This Black-Owned Subscription Box Is What Every Debonair Fella Needs

Dapper Black Box includes products exclusively from black companies.

It just became much easier for the fellas to support black businesses and look damn good while doing it.

That’s thanks to Aaron Barnes, founder of the Dapper Black Box. Each month, the Illinois-based entrepreneur curates four to five men’s accessories and grooming products from black-owned businesses to deliver to subscribers’ doors. Each box costs $28.

Barnes told The Huffington Post he was inspired to create Dapper Black Box when he noticed a lack of black-owned subscription boxes catered to men.
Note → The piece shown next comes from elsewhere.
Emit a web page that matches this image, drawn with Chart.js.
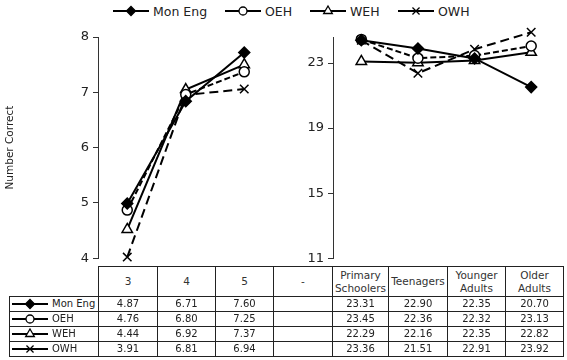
<!DOCTYPE html>
<html lang="en">
<head>
<meta charset="UTF-8">
<title>Number Correct</title>
<script src="https://cdn.jsdelivr.net/npm/chart.js@4.4.1/dist/chart.umd.min.js"></script>
<style>
  body { margin: 0; background: #fff; font-family: "DejaVu Sans", sans-serif; color: #222; }
  #wrap { position: relative; width: 567px; height: 360px; overflow: hidden; }
  canvas.chart { position: absolute; top: 0; z-index: 2; }
  #leftChart { left: 0; }
  #rightChart { left: 290px; }
  .cell { position: absolute; box-sizing: border-box; border: 1px solid #222; display: flex;
          align-items: center; justify-content: center; text-align: center; font-size: 10px; line-height: 12px; }
  .cell.head { font-size: 10.5px; line-height: 13px; color: #333; }
  .cell.label { justify-content: flex-start; padding-left: 2px; }
  .cell.label canvas { margin-right: 4px; }
  .leg { position: absolute; top: 4px; height: 14px; display: flex; align-items: center; font-size: 12.5px; }
  .leg canvas { margin-right: 4px; }
</style>
</head>
<body>
<div id="wrap">
  <div id="legend"></div>
  <div id="table"></div>
  <canvas id="leftChart" class="chart" width="340" height="270"></canvas>
  <canvas id="rightChart" class="chart" width="277" height="270"></canvas>
</div>
<script>
// categories
const leftLabels = ['3', '4', '5', '-'];
const rightLabels = ['Primary Schoolers', 'Teenagers', 'Younger Adults', 'Older Adults'];
const seriesNames = ['Mon Eng', 'OEH', 'WEH', 'OWH'];
const leftTicks = [4, 5, 6, 7, 8];
const rightTicks = [11, 15, 19, 23];

// where the points sit in the plot
const monEngLeft = [4.99, 6.84, 7.72, null];
const oehLeft = [4.87, 6.96, 7.37, null];
const wehLeft = [4.52, 7.05, 7.50, null];
const owhLeft = [4.02, 6.95, 7.06, null];
const monEngRight = [24.40, 23.89, 23.28, 21.52];
const oehRight = [24.45, 23.30, 23.46, 24.05];
const wehRight = [23.10, 23.02, 23.16, 23.66];
const owhRight = [24.40, 22.37, 23.85, 24.89];

// numbers printed in the table
const monEngTable = [4.87, 6.71, 7.60, null, 23.31, 22.90, 22.35, 20.70];
const oehTable = [4.76, 6.80, 7.25, null, 23.45, 22.36, 22.32, 23.13];
const wehTable = [4.44, 6.92, 7.37, null, 22.29, 22.16, 22.35, 22.82];
const owhTable = [3.91, 6.81, 6.94, null, 23.36, 21.51, 22.91, 23.92];

const FONT = '"DejaVu Sans", sans-serif';
const styles = [
  { pointStyle: 'rectRot', radius: 5.5, fill: '#000', dash: [] },
  { pointStyle: 'circle', radius: 5, fill: '#fff', dash: [6, 3] },
  { pointStyle: 'triangle', radius: 6, fill: '#fff', dash: [] },
  { pointStyle: 'crossRot', radius: 6, fill: '#fff', dash: [9, 5] }
];

function makeSets(values) {
  return values.map((data, i) => ({
    label: seriesNames[i],
    data,
    borderColor: '#000',
    borderWidth: 2,
    borderDash: styles[i].dash,
    backgroundColor: styles[i].fill,
    pointStyle: styles[i].pointStyle,
    pointRadius: styles[i].radius,
    pointBackgroundColor: styles[i].fill,
    pointBorderColor: '#000',
    pointBorderWidth: 1.5,
    tension: 0,
    clip: false
  }));
}

function symbol(i, w, h) {
  const c = document.createElement('canvas');
  c.width = w; c.height = h;
  const ctx = c.getContext('2d');
  ctx.strokeStyle = '#000';
  ctx.lineWidth = 2;
  ctx.beginPath(); ctx.moveTo(0, h / 2); ctx.lineTo(w, h / 2); ctx.stroke();
  ctx.fillStyle = styles[i].fill;
  ctx.lineWidth = 1.3;
  Chart.helpers.drawPoint(ctx, { pointStyle: styles[i].pointStyle, radius: styles[i].radius - 1, borderWidth: 1.3, rotation: 0 }, w / 2, h / 2);
  return c;
}

// legend across the top
const legendLefts = [113, 225, 310, 398];
const legend = document.getElementById('legend');
seriesNames.forEach((name, i) => {
  const d = document.createElement('div');
  d.className = 'leg';
  d.style.left = legendLefts[i] + 'px';
  d.appendChild(symbol(i, 36, 14));
  d.appendChild(document.createTextNode(name));
  legend.appendChild(d);
});

// data table under the plots
const colEdges = [9, 98, 157, 215, 273, 332, 388, 447, 505, 563];
const rowEdges = [266, 296, 311, 326, 341, 356];
const table = document.getElementById('table');
const tableRows = [monEngTable, oehTable, wehTable, owhTable];
const headers = leftLabels.concat(rightLabels.map(s => s.replace(' ', '<br>')));

function cell(ci, ri, cls) {
  const d = document.createElement('div');
  d.className = 'cell ' + cls;
  d.style.left = colEdges[ci] + 'px';
  d.style.top = rowEdges[ri] + 'px';
  d.style.width = (colEdges[ci + 1] - colEdges[ci] + 1) + 'px';
  d.style.height = (rowEdges[ri + 1] - rowEdges[ri] + 1) + 'px';
  table.appendChild(d);
  return d;
}
headers.forEach((h, i) => { cell(i + 1, 0, 'head').innerHTML = h; });
tableRows.forEach((vals, r) => {
  const lab = cell(0, r + 1, 'label');
  lab.appendChild(symbol(r, 36, 12));
  lab.appendChild(document.createTextNode(seriesNames[r]));
  vals.forEach((v, i) => { cell(i + 1, r + 1, '').textContent = v === null ? '' : v.toFixed(2); });
});

function yAxis(min, max, ticks, width, extra) {
  return Object.assign({
    min, max,
    afterFit: s => { s.width = width; },
    afterBuildTicks: s => { s.ticks = ticks.map(v => ({ value: v })); },
    ticks: { color: '#222', font: { family: FONT, size: 13 }, padding: 4 },
    grid: { drawOnChartArea: false, tickLength: 5, color: '#333' },
    border: { color: '#333', width: 1 }
  }, extra);
}

const common = {
  responsive: false,
  animation: false,
  plugins: { legend: { display: false }, tooltip: { enabled: false } }
};

new Chart(document.getElementById('leftChart'), {
  type: 'line',
  data: { labels: leftLabels, datasets: makeSets([monEngLeft, oehLeft, wehLeft, owhLeft]) },
  options: Object.assign({}, common, {
    layout: { padding: { top: 37, right: 8, bottom: 4, left: 0 } },
    scales: {
      x: { display: false, offset: true },
      y: yAxis(4, 8, leftTicks, 98, {
        title: { display: true, text: 'Number Correct', color: '#222', font: { family: FONT, size: 10.5 }, padding: { top: 4, bottom: 0 } }
      })
    }
  })
});

const rightY = yAxis(11, 24.6, rightTicks, 43, {});
rightY.ticks = Object.assign({}, rightY.ticks, { showLabelBackdrop: true, backdropColor: '#fff', backdropPadding: { x: 3, y: 0 } });

new Chart(document.getElementById('rightChart'), {
  type: 'line',
  data: { labels: rightLabels, datasets: makeSets([monEngRight, oehRight, wehRight, owhRight]) },
  options: Object.assign({}, common, {
    layout: { padding: { top: 37, right: 4, bottom: 4, left: 0 } },
    scales: {
      x: { display: false, offset: true },
      y: rightY
    }
  })
});
</script>
</body>
</html>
The monthly box, which launched in August 2015, includes items like suspenders and cufflinks from Tie Fetish, dress socks from Kimchi Socks, pocket squares from Ellis Tie Company and beard balm from Camyri’s Creationz. According to Barnes, Dapper Black Box is the first black-owned men’s subscription company that exclusively curates products from black businesses.
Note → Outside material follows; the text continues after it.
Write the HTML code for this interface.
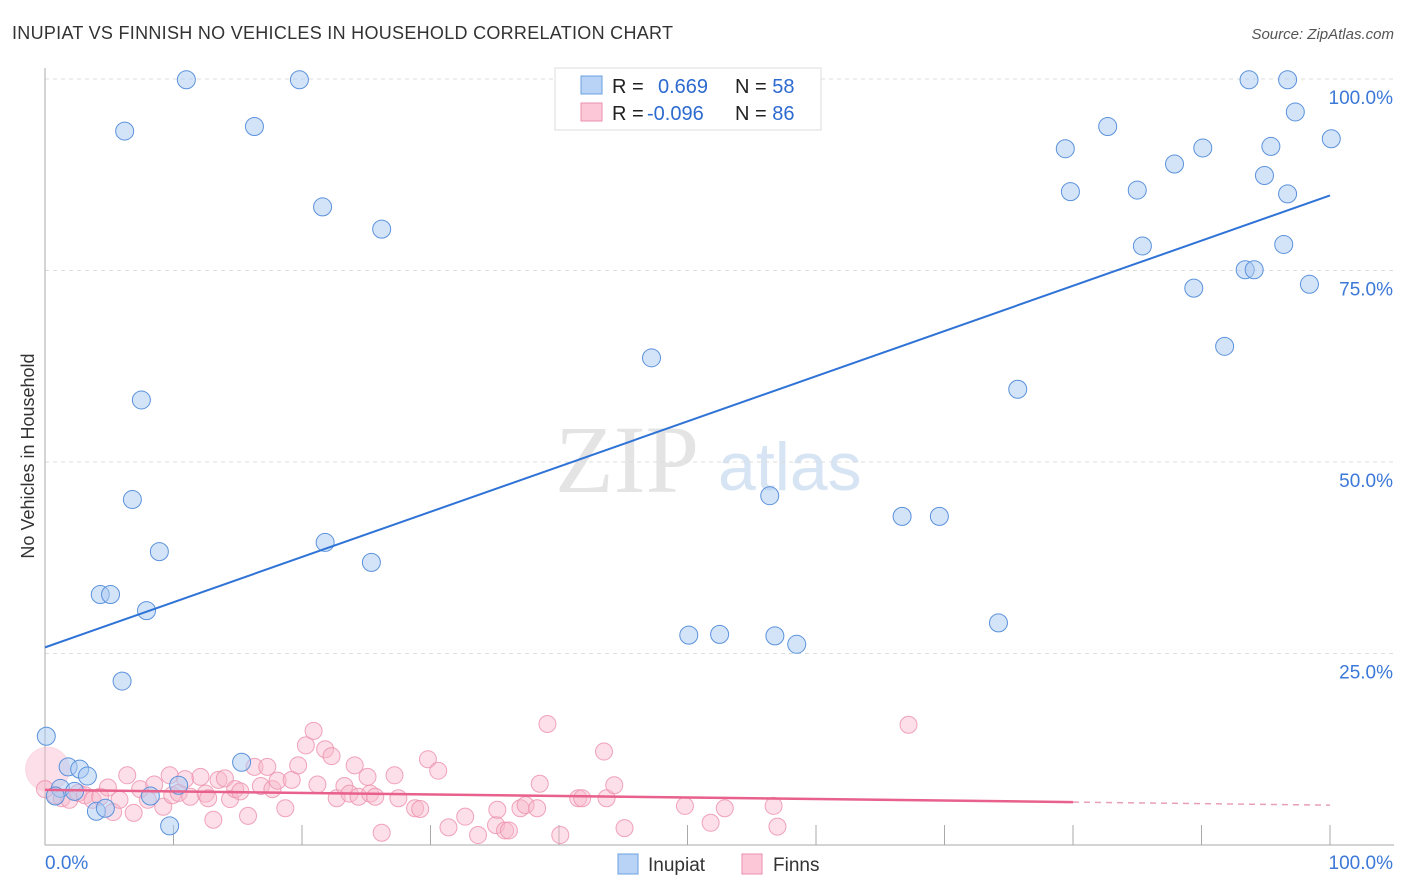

“It’s important to me to showcase to my subscribers and followers that there are quality black businesses that we can all support,” he said. “At the broader level, it was important to me to create a business that supports other black businesses because we desperately need to empower each other economically.”

Barnes incorporates a history lesson into his service, too, by naming each box after a black innovator. Each month, he posts a YouTube video for his series “The Bigger Picture” to celebrate the impact that person had. So far, Barnes has highlighted George T. Sampson, Wally Amos, Daymond John and Louis T. Wright.
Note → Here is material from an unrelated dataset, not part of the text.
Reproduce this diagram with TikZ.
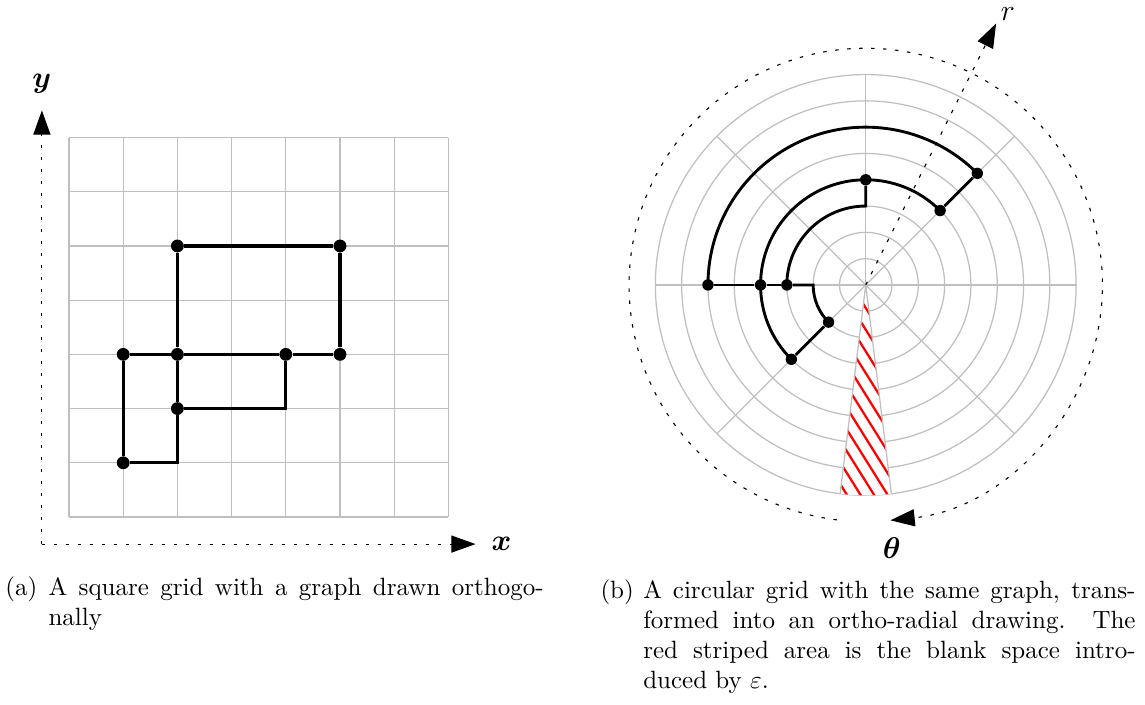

“Black people create some amazing things,” he told HuffPost. “We aren’t new to this. I think it’s important to regularly celebrate the things that black people have added to the world.”

The black community has a spending power of $1.2 trillion per year, but a huge majority of that spending goes to nonblack businesses. Barnes hopes his business can help reverse that.

“We’ve been thinking about how we expand what it means to be ‘dapper’ beyond fashion so that we make it easier for us to talk about investing into black businesses in other industries,” he said. “Our ultimate goal is to persuade every black household to allocate at least 10 percent of its discretionary funds to black-owned businesses.”